Set exercise:
Beginning with the first line, set down every line through the one containing "const fmtPct = (v: number)", exactly as it appears, but not the pictures.

........

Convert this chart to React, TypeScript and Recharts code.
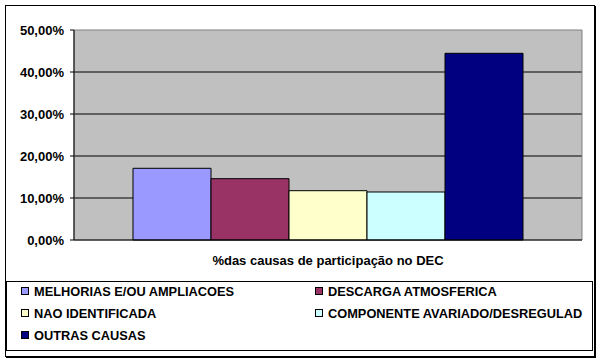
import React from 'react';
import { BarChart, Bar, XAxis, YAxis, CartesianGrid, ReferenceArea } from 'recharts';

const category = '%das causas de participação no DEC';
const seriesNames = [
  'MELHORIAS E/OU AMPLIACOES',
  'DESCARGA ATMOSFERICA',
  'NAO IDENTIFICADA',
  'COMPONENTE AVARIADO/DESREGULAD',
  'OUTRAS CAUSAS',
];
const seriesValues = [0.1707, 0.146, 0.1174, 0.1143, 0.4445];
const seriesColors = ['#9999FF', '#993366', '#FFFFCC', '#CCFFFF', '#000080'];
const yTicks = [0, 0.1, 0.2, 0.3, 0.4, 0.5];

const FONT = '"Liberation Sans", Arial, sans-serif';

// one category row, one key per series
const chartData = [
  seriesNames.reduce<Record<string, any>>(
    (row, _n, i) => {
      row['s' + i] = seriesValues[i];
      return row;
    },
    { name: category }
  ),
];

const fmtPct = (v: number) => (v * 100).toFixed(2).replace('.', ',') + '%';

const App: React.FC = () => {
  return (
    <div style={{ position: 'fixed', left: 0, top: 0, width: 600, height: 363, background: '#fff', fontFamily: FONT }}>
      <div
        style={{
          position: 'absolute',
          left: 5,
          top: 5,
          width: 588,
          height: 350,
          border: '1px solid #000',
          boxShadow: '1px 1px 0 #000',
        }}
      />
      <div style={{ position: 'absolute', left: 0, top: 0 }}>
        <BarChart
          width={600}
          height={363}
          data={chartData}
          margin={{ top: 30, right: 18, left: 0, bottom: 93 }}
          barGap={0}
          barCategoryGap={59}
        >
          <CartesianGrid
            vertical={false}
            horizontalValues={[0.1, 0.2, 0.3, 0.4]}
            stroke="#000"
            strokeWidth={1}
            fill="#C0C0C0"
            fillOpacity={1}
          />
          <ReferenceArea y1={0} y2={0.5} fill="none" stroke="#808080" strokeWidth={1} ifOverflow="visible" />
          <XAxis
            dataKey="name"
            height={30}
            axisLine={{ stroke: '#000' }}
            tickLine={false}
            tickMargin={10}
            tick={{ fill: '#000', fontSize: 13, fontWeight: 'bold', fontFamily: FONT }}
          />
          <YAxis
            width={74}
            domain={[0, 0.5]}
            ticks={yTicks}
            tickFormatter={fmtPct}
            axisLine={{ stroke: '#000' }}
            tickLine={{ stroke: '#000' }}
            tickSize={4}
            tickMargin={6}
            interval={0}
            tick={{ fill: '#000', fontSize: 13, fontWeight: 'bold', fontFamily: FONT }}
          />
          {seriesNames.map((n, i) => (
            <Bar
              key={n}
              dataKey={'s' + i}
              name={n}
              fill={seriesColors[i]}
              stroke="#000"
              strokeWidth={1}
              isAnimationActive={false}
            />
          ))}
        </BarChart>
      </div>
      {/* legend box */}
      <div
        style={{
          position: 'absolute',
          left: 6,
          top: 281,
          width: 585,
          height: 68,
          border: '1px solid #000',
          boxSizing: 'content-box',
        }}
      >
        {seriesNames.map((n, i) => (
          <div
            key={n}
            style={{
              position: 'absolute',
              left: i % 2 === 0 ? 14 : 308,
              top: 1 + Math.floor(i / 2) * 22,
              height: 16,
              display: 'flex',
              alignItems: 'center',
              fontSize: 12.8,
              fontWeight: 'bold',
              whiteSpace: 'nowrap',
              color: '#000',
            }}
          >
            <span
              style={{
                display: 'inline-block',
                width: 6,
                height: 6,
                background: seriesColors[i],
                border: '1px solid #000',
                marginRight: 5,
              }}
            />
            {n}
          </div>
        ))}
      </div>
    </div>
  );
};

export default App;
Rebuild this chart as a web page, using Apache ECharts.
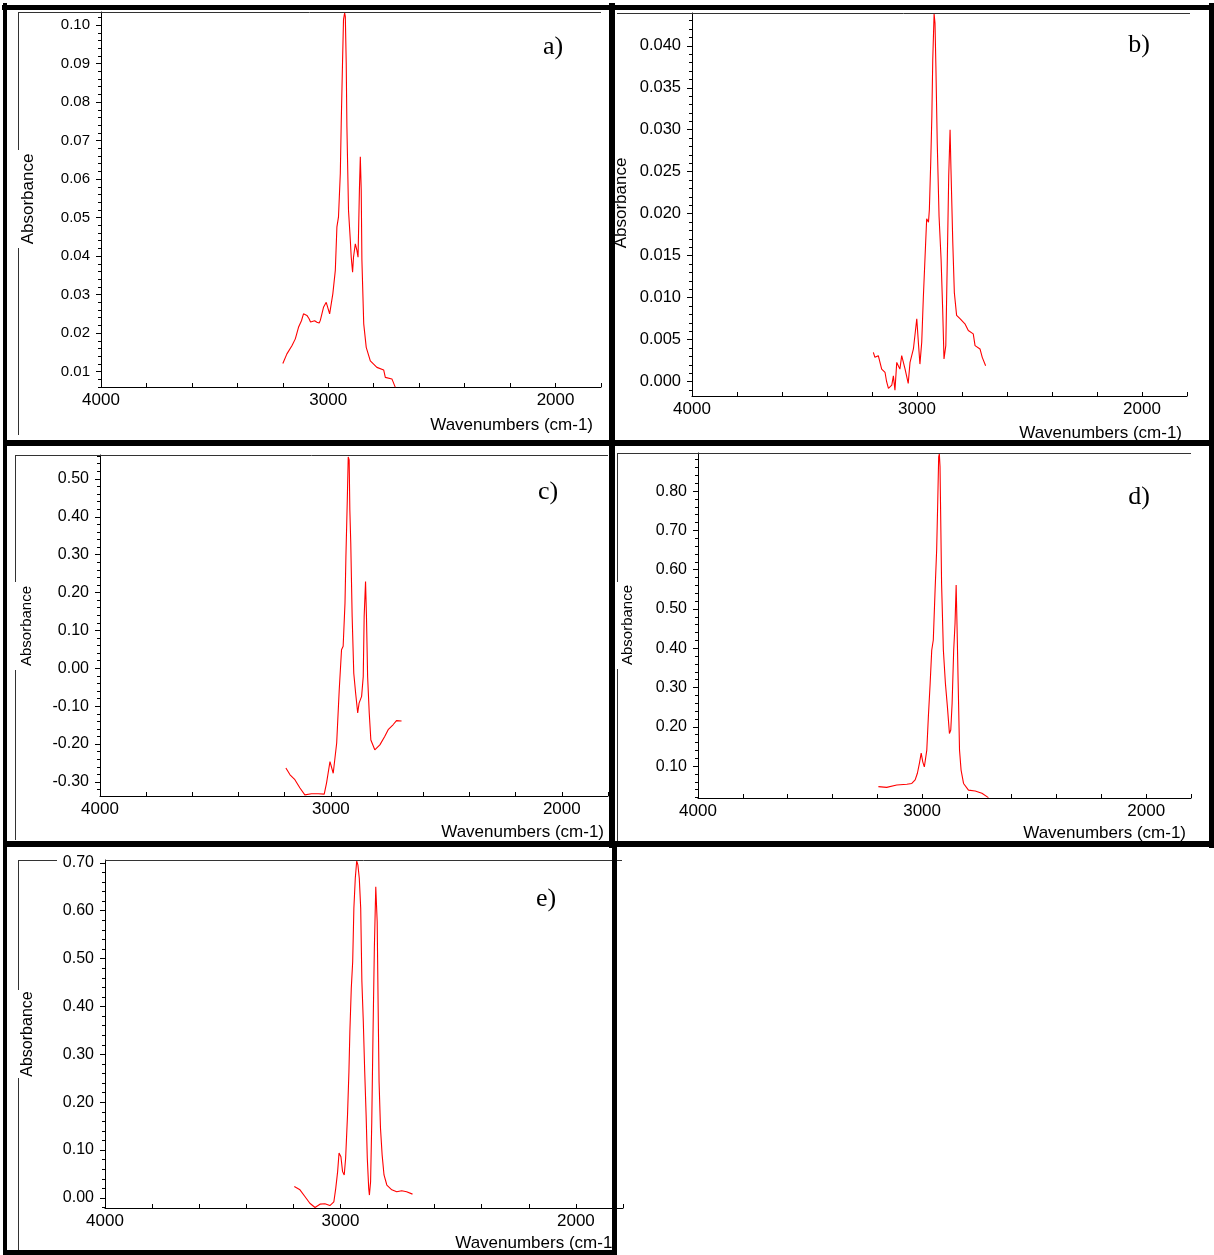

........

Final answer:
Convert this chart to React, TypeScript and Recharts code.
import React from 'react';
import { BarChart, Bar, XAxis, YAxis, CartesianGrid, ReferenceArea } from 'recharts';

const category = '%das causas de participação no DEC';
const seriesNames = [
  'MELHORIAS E/OU AMPLIACOES',
  'DESCARGA ATMOSFERICA',
  'NAO IDENTIFICADA',
  'COMPONENTE AVARIADO/DESREGULAD',
  'OUTRAS CAUSAS',
];
const seriesValues = [0.1707, 0.146, 0.1174, 0.1143, 0.4445];
const seriesColors = ['#9999FF', '#993366', '#FFFFCC', '#CCFFFF', '#000080'];
const yTicks = [0, 0.1, 0.2, 0.3, 0.4, 0.5];

const FONT = '"Liberation Sans", Arial, sans-serif';

// one category row, one key per series
const chartData = [
  seriesNames.reduce<Record<string, any>>(
    (row, _n, i) => {
      row['s' + i] = seriesValues[i];
      return row;
    },
    { name: category }
  ),
];

const fmtPct = (v: number) => (v * 100).toFixed(2).replace('.', ',') + '%';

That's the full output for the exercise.